Pendekatan ijtihad, ittiba’, dan taqlid dalam Memahami Agama Islam
Pada bagian selanjutnya, Prof. Syafiq menjelaskan tiga jalan utama yang dapat ditempuh umat Islam dalam memahami ajaran agama, yaitu ijtihad, ittiba’, dan taqlid. Menurutnya, ijtihad adalah usaha untuk memahami Al-Qur’an dan Hadis dengan menggunakan kemampuan intelektual yang tinggi, yang hanya dapat dilakukan oleh mereka yang memiliki ilmu yang cukup dan mencapai derajat mujtahid.
“Untuk memahami ajaran Islam secara menyeluruh, dibutuhkan ijtihad yang mendalam, dan itu memerlukan pemahaman yang luas tentang teks-teks agama. Namun, bagi mereka yang belum mencapai tingkat mujtahid, mereka dapat melakukan ittiba’, yaitu mengikuti pendapat orang lain dengan memahami argumennya,” jelas Prof. Syafiq.
Ia juga menekankan bahwa taqlid, yaitu mengikuti pendapat orang lain tanpa pemahaman atau pertimbangan rasional, tidak dianjurkan dalam Islam karena bisa menghambat kemajuan pemahaman agama. “Taqlid adalah jalan yang tidak direkomendasikan karena bisa menyebabkan stagnasi dalam pemahaman agama. Sebagaimana yang tertera dalam Surat Al-Isra Ayat 36, umat Islam diajak untuk berpikir kritis dan tidak hanya mengikuti tanpa pemahaman,” tegasnya.

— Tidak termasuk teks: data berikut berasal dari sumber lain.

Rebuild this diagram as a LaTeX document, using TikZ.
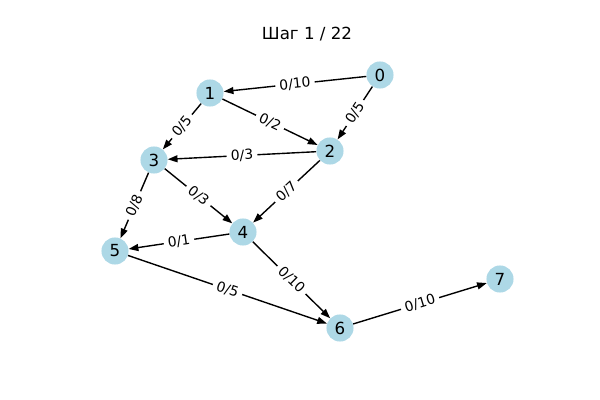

Majelis Tarjih: Pilar Muhammadiyah dalam Memahami Agama Islam secara Inklusif
Prof Syafiq menutup materinya dengan menguraikan lima pilar penting dalam pemahaman Islam melalui tarjih Muhammadiyah, yakni wawasan pemahaman agama, tajdid (pembaharuan), toleransi, keterbukaan, dan tidak terikat pada mazhab tertentu. Kelima pilar ini menjadi landasan penting bagi Muhammadiyah dalam membangun pemikiran Islam yang inklusif dan progresif.
“Paham agama tidak bisa stagnan; harus selalu diperbaharui sesuai dengan tuntutan zaman. Itulah peran tarjih untuk terus melakukan tajdid dalam memahami agama Islam,” ujar Prof. Syafiq.
Baca Juga: Rektor Umsida Kenalkan 7 Peran Tauhid dalam Kehidupan
Ia juga menjelaskan bahwa Muhammadiyah selalu mengedepankan toleransi terhadap perbedaan pendapat dan terbuka terhadap pemikiran baru yang dapat memperkaya pemahaman agama. Selain itu, Muhammadiyah tidak terikat pada satu mazhab tertentu, melainkan lebih mengutamakan pemahaman yang berdasarkan pada nash dan rasionalitas.